== What is needed ==
All lines from the beginning of the listing through the line with "1.167, 1.333, 1.0]" are to be copied word for word; the pictures are not.

== Dataset extract ==
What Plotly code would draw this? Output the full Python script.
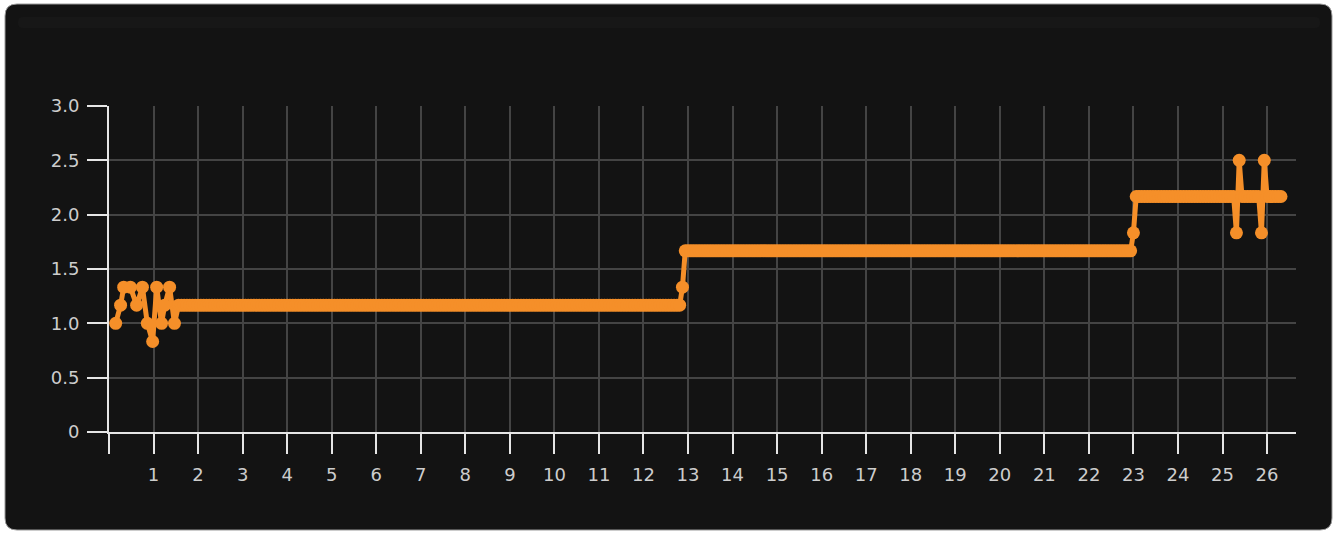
import plotly.graph_objects as go

# ---- data ----
# early, irregular readings
cluster_x = [0.15, 0.26, 0.33, 0.48, 0.62, 0.75, 0.86, 0.98, 1.07, 1.18, 1.25, 1.36, 1.47]
cluster_y = [1.0, 1.167, 1.333, 1.333, 1.167, 1.333, 1.0, 0.833, 1.333, 1.0, 1.167, 1.333, 1.0]

# regular readings afterwards (one every 1/16 day, starting at day 1.5625)
sampled_start = 1.5625
sampled_step = 0.0625
sampled_values = [
    # 1.167 level (181 readings)
    1.167, 1.167, 1.167, 1.167, 1.167, 1.167, 1.167, 1.167, 1.167, 1.167, 1.167, 1.167, 1.167, 1.167, 1.167, 1.167, 1.167, 1.167, 1.167, 1.167,
    1.167, 1.167, 1.167, 1.167, 1.167, 1.167, 1.167, 1.167, 1.167, 1.167, 1.167, 1.167, 1.167, 1.167, 1.167, 1.167, 1.167, 1.167, 1.167, 1.167,
    1.167, 1.167, 1.167, 1.167, 1.167, 1.167, 1.167, 1.167, 1.167, 1.167, 1.167, 1.167, 1.167, 1.167, 1.167, 1.167, 1.167, 1.167, 1.167, 1.167,
    1.167, 1.167, 1.167, 1.167, 1.167, 1.167, 1.167, 1.167, 1.167, 1.167, 1.167, 1.167, 1.167, 1.167, 1.167, 1.167, 1.167, 1.167, 1.167, 1.167,
    1.167, 1.167, 1.167, 1.167, 1.167, 1.167, 1.167, 1.167, 1.167, 1.167, 1.167, 1.167, 1.167, 1.167, 1.167, 1.167, 1.167, 1.167, 1.167, 1.167,
    1.167, 1.167, 1.167, 1.167, 1.167, 1.167, 1.167, 1.167, 1.167, 1.167, 1.167, 1.167, 1.167, 1.167, 1.167, 1.167, 1.167, 1.167, 1.167, 1.167,
    1.167, 1.167, 1.167, 1.167, 1.167, 1.167, 1.167, 1.167, 1.167, 1.167, 1.167, 1.167, 1.167, 1.167, 1.167, 1.167, 1.167, 1.167, 1.167, 1.167,
    1.167, 1.167, 1.167, 1.167, 1.167, 1.167, 1.167, 1.167, 1.167, 1.167, 1.167, 1.167, 1.167, 1.167, 1.167, 1.167, 1.167, 1.167, 1.167, 1.167,
    1.167, 1.167, 1.167, 1.167, 1.167, 1.167, 1.167, 1.167, 1.167, 1.167, 1.167, 1.167, 1.167, 1.167, 1.167, 1.167, 1.167, 1.167, 1.167, 1.167,
    1.167,
    # transition
    1.333,
    # 1.667 level (161 readings)
    1.667, 1.667, 1.667, 1.667, 1.667, 1.667, 1.667, 1.667, 1.667, 1.667, 1.667, 1.667, 1.667, 1.667, 1.667, 1.667, 1.667, 1.667, 1.667, 1.667,
    1.667, 1.667, 1.667, 1.667, 1.667, 1.667, 1.667, 1.667, 1.667, 1.667, 1.667, 1.667, 1.667, 1.667, 1.667, 1.667, 1.667, 1.667, 1.667, 1.667,
    1.667, 1.667, 1.667, 1.667, 1.667, 1.667, 1.667, 1.667, 1.667, 1.667, 1.667, 1.667, 1.667, 1.667, 1.667, 1.667, 1.667, 1.667, 1.667, 1.667,
    1.667, 1.667, 1.667, 1.667, 1.667, 1.667, 1.667, 1.667, 1.667, 1.667, 1.667, 1.667, 1.667, 1.667, 1.667, 1.667, 1.667, 1.667, 1.667, 1.667,
    1.667, 1.667, 1.667, 1.667, 1.667, 1.667, 1.667, 1.667, 1.667, 1.667, 1.667, 1.667, 1.667, 1.667, 1.667, 1.667, 1.667, 1.667, 1.667, 1.667,
    1.667, 1.667, 1.667, 1.667, 1.667, 1.667, 1.667, 1.667, 1.667, 1.667, 1.667, 1.667, 1.667, 1.667, 1.667, 1.667, 1.667, 1.667, 1.667, 1.667,
    1.667, 1.667, 1.667, 1.667, 1.667, 1.667, 1.667, 1.667, 1.667, 1.667, 1.667, 1.667, 1.667, 1.667, 1.667, 1.667, 1.667, 1.667, 1.667, 1.667,
    1.667, 1.667, 1.667, 1.667, 1.667, 1.667, 1.667, 1.667, 1.667, 1.667, 1.667, 1.667, 1.667, 1.667, 1.667, 1.667, 1.667, 1.667, 1.667, 1.667,
    1.667,
    # transition
    1.833,
    # 2.167 level (36 readings)
    2.167, 2.167, 2.167, 2.167, 2.167, 2.167, 2.167, 2.167, 2.167, 2.167, 2.167, 2.167, 2.167, 2.167, 2.167, 2.167, 2.167, 2.167, 2.167, 2.167,
    2.167, 2.167, 2.167, 2.167, 2.167, 2.167, 2.167, 2.167, 2.167, 2.167, 2.167, 2.167, 2.167, 2.167, 2.167, 2.167,
    # first spike
    1.833, 2.5,
    2.167, 2.167, 2.167, 2.167, 2.167, 2.167, 2.167,
    # second spike
    1.833, 2.5,
    2.167, 2.167, 2.167, 2.167, 2.167, 2.167,
]
sampled_x = [sampled_start + i * sampled_step for i in range(len(sampled_values))]

x_days = cluster_x + sampled_x
values = cluster_y + sampled_values

x_tick_values = list(range(0, 27))
x_tick_labels = [""] + [str(v) for v in range(1, 27)]
y_tick_values = [0, 0.5, 1.0, 1.5, 2.0, 2.5, 3.0]
y_tick_labels = ["0", "0.5", "1.0", "1.5", "2.0", "2.5", "3.0"]

# ---- layout geometry ----
W, H = 1337, 533
ML, MR, MT, MB = 109, 41, 106, 101
PW, PH = W - ML - MR, H - MT - MB

ORANGE = "#f58f29"
GRID = "#444444"
AXIS = "#e6e6e6"
TICKFONT = dict(family="DejaVu Sans", size=18, color="#cdcdcd")


def px_to_paper_x(px):
    return (px - ML) / PW


def px_to_paper_y(py):
    return (H - MB - py) / PH


def rounded_rect(x0, y0, x1, y1, r):
    ax0, ax1 = px_to_paper_x(x0), px_to_paper_x(x1)
    ay0, ay1 = px_to_paper_y(y0), px_to_paper_y(y1)
    rx, ry = r / PW, r / PH
    return (
        f"M {ax0 + rx},{ay0} L {ax1 - rx},{ay0} Q {ax1},{ay0} {ax1},{ay0 - ry} "
        f"L {ax1},{ay1 + ry} Q {ax1},{ay1} {ax1 - rx},{ay1} "
        f"L {ax0 + rx},{ay1} Q {ax0},{ay1} {ax0},{ay1 + ry} "
        f"L {ax0},{ay0 - ry} Q {ax0},{ay0} {ax0 + rx},{ay0} Z"
    )


fig = go.Figure()
fig.add_trace(
    go.Scatter(
        x=x_days,
        y=values,
        mode="lines+markers",
        line=dict(color=ORANGE, width=5),
        marker=dict(color=ORANGE, size=13),
        hoverinfo="skip",
        showlegend=False,
    )
)

fig.update_layout(
    width=W,
    height=H,
    margin=dict(l=ML, r=MR, t=MT, b=MB, pad=0),
    paper_bgcolor="#ffffff",
    plot_bgcolor="rgba(0,0,0,0)",
    showlegend=False,
    shapes=[
        dict(type="path", xref="paper", yref="paper", layer="below",
             path=rounded_rect(5, 4, 1332, 530, 12),
             fillcolor="#131313", line=dict(color="#9a9a9a", width=1)),
        dict(type="path", xref="paper", yref="paper", layer="below",
             path=rounded_rect(18, 17, 1320, 28, 5),
             fillcolor="#171717", line=dict(width=0)),
    ],
    xaxis=dict(
        range=[0, 26.65],
        tickmode="array",
        tickvals=x_tick_values,
        ticktext=x_tick_labels,
        ticks="outside",
        ticklen=20,
        tickwidth=2,
        tickcolor=AXIS,
        showline=True,
        linecolor=AXIS,
        linewidth=2,
        showgrid=True,
        gridcolor=GRID,
        gridwidth=1.5,
        zeroline=False,
        tickfont=TICKFONT,
        ticklabelstandoff=5,
        fixedrange=True,
    ),
    yaxis=dict(
        range=[0, 3.0],
        tickmode="array",
        tickvals=y_tick_values,
        ticktext=y_tick_labels,
        ticks="outside",
        ticklen=20,
        tickwidth=2,
        tickcolor=AXIS,
        showline=True,
        linecolor=AXIS,
        linewidth=2,
        showgrid=True,
        gridcolor=GRID,
        gridwidth=1.5,
        zeroline=False,
        tickfont=TICKFONT,
        ticklabelstandoff=4,
        fixedrange=True,
    ),
)

fig.write_html(
    "out.html",
    config={"displayModeBar": False},
    post_script="document.body.style.margin='0';document.body.style.background='#ffffff';",
)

== Problem solution ==
What Plotly code would draw this? Output the full Python script.
import plotly.graph_objects as go

# ---- data ----
# early, irregular readings
cluster_x = [0.15, 0.26, 0.33, 0.48, 0.62, 0.75, 0.86, 0.98, 1.07, 1.18, 1.25, 1.36, 1.47]
cluster_y = [1.0, 1.167, 1.333, 1.333, 1.167, 1.333, 1.0, 0.833, 1.333, 1.0, 1.167, 1.333, 1.0]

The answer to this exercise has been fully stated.